In Damascus, a blast ripped through the city center near a hotel and a police station, injuring some people and damaging shops, official Syrian television Al-Ikhbariya and witnesses said.
"A bomb exploded loudly near the Hotel Kinda" in busy Marja neighborhood in the center of the capital, the television said.
"Four people were slightly hurt and shops damaged," it added.
Witnesses said the explosion occurred near a police station in Marja and that the area had been cordoned off by security forces. Ambulances were seen at the site of the blast.
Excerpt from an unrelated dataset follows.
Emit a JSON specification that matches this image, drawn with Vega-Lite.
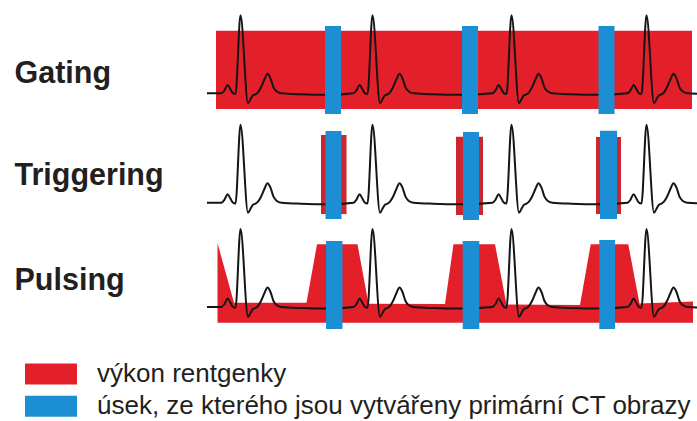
{
  "$schema": "https://vega.github.io/schema/vega-lite/v6.json",
  "padding": {"left": 14, "top": 11, "right": 0, "bottom": 0},
  "background": "white",
  "spacing": 0,
  "config": {"view": {"stroke": null}, "font": "Liberation Sans"},
  "datasets": {
    "ecg": [
      {"t": 207, "v": 0}, {"t": 221.5, "v": 0}, {"t": 224.5, "v": 3}, {"t": 227.5, "v": 8.4}, {"t": 230.5, "v": 4}, {"t": 232.5, "v": 0.5}, {"t": 235.5, "v": -0.8}, {"t": 240.5, "v": 78}, {"t": 248, "v": -10}, {"t": 250.5, "v": -6}, {"t": 253, "v": -2}, {"t": 255.5, "v": -1}, {"t": 258, "v": 1}, {"t": 261, "v": 6}, {"t": 264.5, "v": 14}, {"t": 267.5, "v": 19.5}, {"t": 270.5, "v": 15}, {"t": 273.5, "v": 6}, {"t": 276.5, "v": 2}, {"t": 281.5, "v": 0}, {"t": 300.5, "v": -1}, {"t": 330, "v": -1.5},
      {"t": 353.5, "v": 0}, {"t": 356.5, "v": 3}, {"t": 359.5, "v": 8.4}, {"t": 362.5, "v": 4}, {"t": 364.5, "v": 0.5}, {"t": 367.5, "v": -0.8}, {"t": 372.5, "v": 78}, {"t": 380, "v": -10}, {"t": 382.5, "v": -6}, {"t": 385, "v": -2}, {"t": 387.5, "v": -1}, {"t": 390, "v": 1}, {"t": 393, "v": 6}, {"t": 396.5, "v": 14}, {"t": 399.5, "v": 19.5}, {"t": 402.5, "v": 15}, {"t": 405.5, "v": 6}, {"t": 408.5, "v": 2}, {"t": 413.5, "v": 0}, {"t": 432.5, "v": -1}, {"t": 462, "v": -1.5},
      {"t": 492.5, "v": 0}, {"t": 495.5, "v": 3}, {"t": 498.5, "v": 8.4}, {"t": 501.5, "v": 4}, {"t": 503.5, "v": 0.5}, {"t": 506.5, "v": -0.8}, {"t": 511.5, "v": 78}, {"t": 519, "v": -10}, {"t": 521.5, "v": -6}, {"t": 524, "v": -2}, {"t": 526.5, "v": -1}, {"t": 529, "v": 1}, {"t": 532, "v": 6}, {"t": 535.5, "v": 14}, {"t": 538.5, "v": 19.5}, {"t": 541.5, "v": 15}, {"t": 544.5, "v": 6}, {"t": 547.5, "v": 2}, {"t": 552.5, "v": 0}, {"t": 571.5, "v": -1}, {"t": 600, "v": -1.5},
      {"t": 627.5, "v": 0}, {"t": 630.5, "v": 3}, {"t": 633.5, "v": 8.4}, {"t": 636.5, "v": 4}, {"t": 638.5, "v": 0.5}, {"t": 641.5, "v": -0.8}, {"t": 646.5, "v": 78}, {"t": 654, "v": -10}, {"t": 656.5, "v": -6}, {"t": 659, "v": -2}, {"t": 661.5, "v": -1}, {"t": 664, "v": 1}, {"t": 667, "v": 6}, {"t": 670.5, "v": 14}, {"t": 673.5, "v": 19.5}, {"t": 676.5, "v": 15}, {"t": 679.5, "v": 6}, {"t": 682.5, "v": 2}, {"t": 687.5, "v": 0}, {"t": 697, "v": -0.5}
    ],
    "bars": [
      {"mode": "Gating", "kind": "power", "t": 216, "t2": 692, "v": -15.7, "v2": 62.6},
      {"mode": "Gating", "kind": "recon", "t": 325, "t2": 341, "v": -20.7, "v2": 67.3},
      {"mode": "Gating", "kind": "recon", "t": 462, "t2": 478, "v": -20.7, "v2": 67.3},
      {"mode": "Gating", "kind": "recon", "t": 598.5, "t2": 614.5, "v": -20.7, "v2": 67.3},
      {"mode": "Triggering", "kind": "power", "t": 321, "t2": 346.5, "v": -11.3, "v2": 67.7},
      {"mode": "Triggering", "kind": "power", "t": 456, "t2": 483, "v": -12.3, "v2": 66},
      {"mode": "Triggering", "kind": "power", "t": 596, "t2": 621, "v": -11.3, "v2": 65.7},
      {"mode": "Triggering", "kind": "recon", "t": 325.5, "t2": 341.5, "v": -16.3, "v2": 71.7},
      {"mode": "Triggering", "kind": "recon", "t": 463, "t2": 479, "v": -17.3, "v2": 70.7},
      {"mode": "Triggering", "kind": "recon", "t": 600, "t2": 617, "v": -16.3, "v2": 72},
      {"mode": "Pulsing", "kind": "recon", "t": 326, "t2": 342.5, "v": -22, "v2": 66},
      {"mode": "Pulsing", "kind": "recon", "t": 462.7, "t2": 479.3, "v": -22, "v2": 66},
      {"mode": "Pulsing", "kind": "recon", "t": 599.3, "t2": 615, "v": -22, "v2": 67}
    ],
    "pulse": [
      {"t": 217.5, "v": 64}, {"t": 234, "v": 4.3}, {"t": 306.5, "v": 4.3}, {"t": 317, "v": 62.7}, {"t": 357.5, "v": 62.7}, {"t": 368.5, "v": 3.3},
      {"t": 445, "v": 3}, {"t": 453.5, "v": 62.7}, {"t": 495, "v": 62.7}, {"t": 506.5, "v": 2.5},
      {"t": 580, "v": 2}, {"t": 590.7, "v": 62.7}, {"t": 628.3, "v": 62.7}, {"t": 639.5, "v": 3.5}, {"t": 693, "v": 5.5}
    ]
  },
  "vconcat": [
    {
      "width": 492, "height": 105,
      "encoding": {
        "x": {"field": "t", "type": "quantitative", "scale": {"domain": [205, 697], "nice": false, "zero": false}, "axis": null},
        "y": {"field": "v", "type": "quantitative", "scale": {"domain": [-24.7, 80.3], "nice": false, "zero": false},
              "axis": {"title": "Gating", "titleAngle": 0, "titleAlign": "left", "titleBaseline": "alphabetic", "titleX": -191, "titleY": 69.3, "titleFont": "Liberation Sans", "titleFontSize": 30.5, "titleFontWeight": "bold", "titleColor": "#231f20", "labels": false, "ticks": false, "domain": false, "grid": false}}
      },
      "layer": [
        {"data": {"name": "bars"}, "transform": [{"filter": "datum.mode == 'Gating' && datum.kind == 'power'"}],
         "mark": {"type": "rect"},
         "encoding": {"x2": {"field": "t2"}, "y2": {"field": "v2"},
           "color": {"field": "kind", "type": "nominal", "scale": {"domain": ["power", "recon"], "range": ["#e3202a", "#1c8ed4"]},
             "legend": {"orient": "none", "legendX": -180, "legendY": 348, "title": null, "symbolType": "M-1,-0.404H1V0.404H-1Z", "symbolSize": 2704, "symbolStrokeWidth": 0, "symbolOpacity": 1, "labelFont": "Liberation Sans", "labelFontSize": 26, "labelColor": "#231f20", "labelLimit": 1000, "labelOffset": 20, "rowPadding": 6.2, "clipHeight": 26,
               "labelExpr": "datum.value == 'power' ? 'výkon rentgenky' : 'úsek, ze kterého jsou vytvářeny primární CT obrazy'"}}}},
        {"data": {"name": "ecg"}, "mark": {"type": "line", "interpolate": "monotone", "color": "#151515", "strokeWidth": 2}},
        {"data": {"name": "bars"}, "transform": [{"filter": "datum.mode == 'Gating' && datum.kind == 'recon'"}],
         "mark": {"type": "rect"},
         "encoding": {"x2": {"field": "t2"}, "y2": {"field": "v2"}, "color": {"field": "kind", "type": "nominal"}}}
      ]
    },
    {
      "width": 492, "height": 107,
      "encoding": {
        "x": {"field": "t", "type": "quantitative", "scale": {"domain": [205, 697], "nice": false, "zero": false}, "axis": null},
        "y": {"field": "v", "type": "quantitative", "scale": {"domain": [-22.3, 84.7], "nice": false, "zero": false},
              "axis": {"title": "Triggering", "titleAngle": 0, "titleAlign": "left", "titleBaseline": "alphabetic", "titleX": -191, "titleY": 66.7, "titleFont": "Liberation Sans", "titleFontSize": 30.5, "titleFontWeight": "bold", "titleColor": "#231f20", "labels": false, "ticks": false, "domain": false, "grid": false}}
      },
      "layer": [
        {"data": {"name": "bars"}, "transform": [{"filter": "datum.mode == 'Triggering' && datum.kind == 'power'"}],
         "mark": {"type": "rect", "color": "#cc272e"},
         "encoding": {"x2": {"field": "t2"}, "y2": {"field": "v2"}}},
        {"data": {"name": "ecg"}, "mark": {"type": "line", "interpolate": "monotone", "color": "#151515", "strokeWidth": 2}},
        {"data": {"name": "bars"}, "transform": [{"filter": "datum.mode == 'Triggering' && datum.kind == 'recon'"}],
         "mark": {"type": "rect"},
         "encoding": {"x2": {"field": "t2"}, "y2": {"field": "v2"}, "color": {"field": "kind", "type": "nominal"}}}
      ]
    },
    {
      "width": 492, "height": 108,
      "encoding": {
        "x": {"field": "t", "type": "quantitative", "scale": {"domain": [205, 697], "nice": false, "zero": false}, "axis": null},
        "y": {"field": "v", "type": "quantitative", "scale": {"domain": [-26, 82], "nice": false, "zero": false},
              "axis": {"title": "Pulsing", "titleAngle": 0, "titleAlign": "left", "titleBaseline": "alphabetic", "titleX": -191, "titleY": 64, "titleFont": "Liberation Sans", "titleFontSize": 30.5, "titleFontWeight": "bold", "titleColor": "#231f20", "labels": false, "ticks": false, "domain": false, "grid": false}}
      },
      "layer": [
        {"data": {"name": "pulse"},
         "mark": {"type": "area", "color": "#e3202a", "interpolate": "linear"},
         "encoding": {"y2": {"datum": -15.7}}},
        {"data": {"name": "ecg"}, "mark": {"type": "line", "interpolate": "monotone", "color": "#151515", "strokeWidth": 2}},
        {"data": {"name": "bars"}, "transform": [{"filter": "datum.mode == 'Pulsing' && datum.kind == 'recon'"}],
         "mark": {"type": "rect"},
         "encoding": {"x2": {"field": "t2"}, "y2": {"field": "v2"}, "color": {"field": "kind", "type": "nominal"}}}
      ]
    }
  ]
}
Bombings have hit Syria's major cities in recent months, provoking mounting concern that al-Qaida has taken advantage of the uprising against President Bashar al-Assad.
The latest violence comes a day after Western and Arab nations called for Assad to be given a deadline to meet the terms of a peace plan crafted by U.N.-Arab League envoy Kofi Annan.
On Sunday, at least 40 people were killed in firefights across the country, among them 15 members of the security forces, the Observatory said.
Meanwhile, the Observatory said the crackdown in Syria has killed 10,108 people since the uprising erupted last March.
"10,108 people were killed -- 7,306 civilians, 2,248 members of government forces and 554 soldiers who defected from the Syrian army," said the Observatory.
For its part, the United Nations says that more than 9,000 people have died in the crackdown.